Usage has increased exponentially with there now being more e-mails sent electronically in a month than first class letters delivered by the U.S. Postal Service.
Here are five ways the Internet will change the way that contractors do business in the future.
1. The computer will become as cheap or cheaper than a standard TV set.
Computer prices are getting lower and lower, which means that in a few years the cost of a computer to do basic things like access the Internet and send and receive e-mail will cost what the average TV set does today.
More people will have access to a wide range of information. Much of the information will be free.
2. The speed at which you access the Internet will increase.
Access to the Internet over standard telephone lines with a modem is slow. People have to wait minutes to get to or download information. We now see high-speed phone lines being installed throughout the country.
Older high-speed technology uses the ISDN (integrated subscriber digital network), which is available in most areas of the United States. These lines are about three times faster than standard phone line modems. Now digital subscriber lines (DSLs) are starting to become available. With DSLs, you choose the speed you want (up to 200 times faster than standard phone line access).
Right now the prices are such that these phone lines are being used mainly by businesses. However, the prices will go down as the availability and competition increases, and they become more cost effective for consumers at home.
From a contractor’s perspective, you will be able to search for information from manufacturers more quickly than you could make a telephone call. This saves you time and money.
3. The Internet gives your customer access to a lot of information when they want it.
More customers get on-line every month. They have found a new tool to search for information, communicate with others, and find answers to their questions and problems.
They search for answers to their home repairs and maintenance problems and are looking for companies who can help them. They want to make an intelligent choice. If your company is not there, your competition will be.

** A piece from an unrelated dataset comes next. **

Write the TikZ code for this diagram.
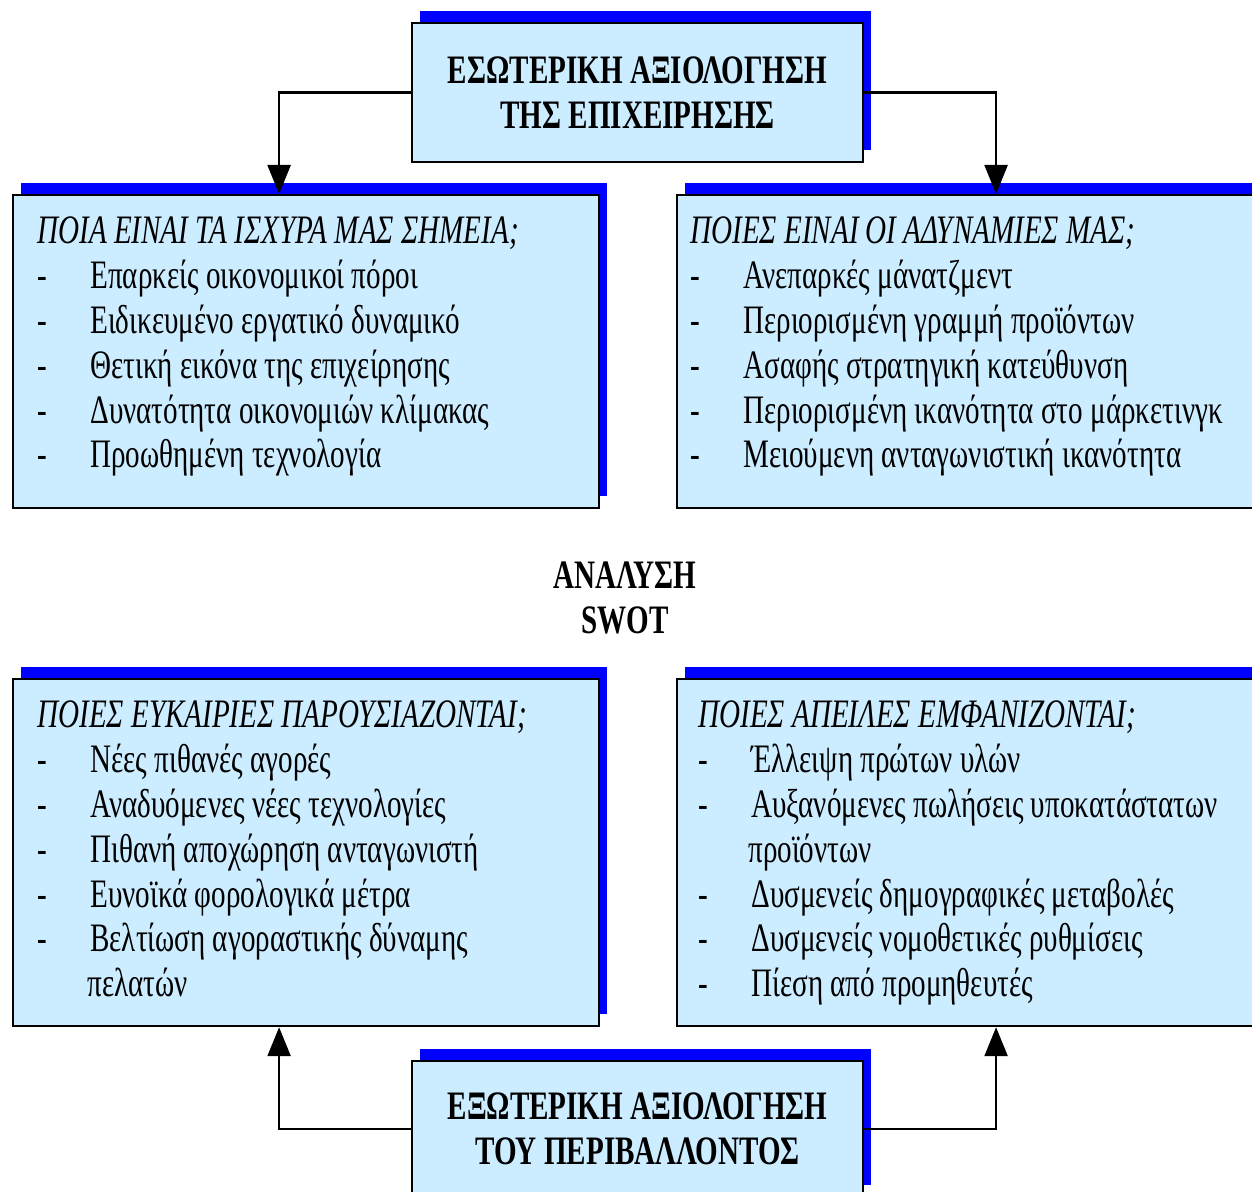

In addition, customers want the information on their time. This means if they log on at 10 p.m. or 5 a.m., they can access the information they need.
Your Web site is like a two-way Yellow Pages ad. However, on your Web site you can tell your story in as much detail as you want, for a much lower cost.

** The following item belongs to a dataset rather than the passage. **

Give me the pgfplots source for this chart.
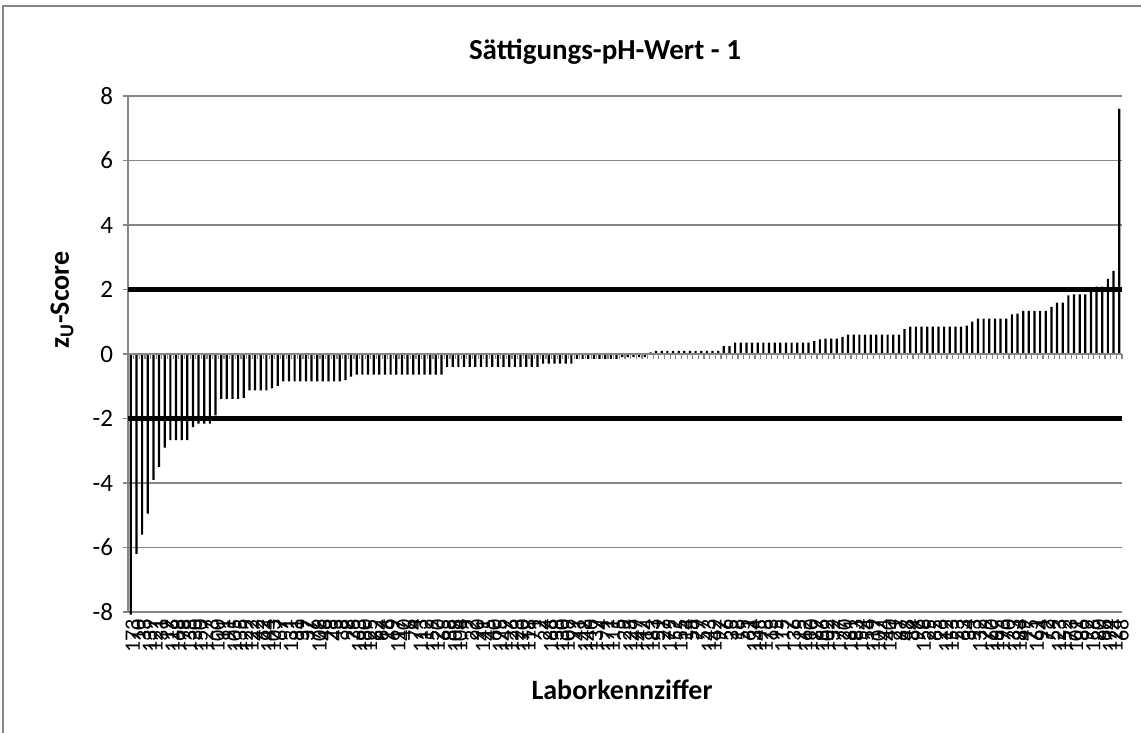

Many salespeople are finding that when they go to potential customers’ homes, some customers have already done their homework. They may have printed out information from the Web sites of the major manufacturers, your company, your competition, or the U.S. government.
This customer may be totally confused and will probably have a lot of questions. It is up to the salesperson to provide those answers to win the order.
4. Your Web site address will become as important as your telephone number.
People will be able to contact you through the Internet. You’ll have to break through the clutter by putting your website address on your company’s trucks, invoices, business cards, stationery, and anywhere else you put your telephone number.
5. Innovative groups are already using the Internet to help contractors.
Some groups are already using the Internet to help share business ideas, information, and training. For example, Area51hvac.com has a live chat session each Wednesday evening for contractors who want to log on, write questions to experts, and get a reply in writing. Just log onto Groom Lake on Wednesday evening, 8 p.m. EST, and start typing. It’s free for anyone who wants to participate.
(News contractor relations editor John R. Hall hosted the Nov. 24 session.)
Contractors also have access to live, totally interactive two-way training and communications over the Internet through American Contractors Exchange in Norcross, GA (www.acecon tractor.com).
This is a membership group of contractors who have weekly training in their shops for technicians and field personnel, as well as monthly networking groups for owners, dispatchers, service managers, salespeople, and bookkeepers. They share ideas that help in business as well as learn information that will help in the field.
Summing upDoing business in the Internet age is different. Customers have access to much more information when they want it.
As a result, they are asking more questions and are becoming much more demanding. You have to satisfy their demands to win and keep their business.
So, what does this mean for contractors?
Most every contractor has a fax machine. We can’t imagine doing business without one. Within the next few years, most every contractor will have — and use — an e-mail address and website. It will become part of the normal method of communicating with employees, customers, and suppliers.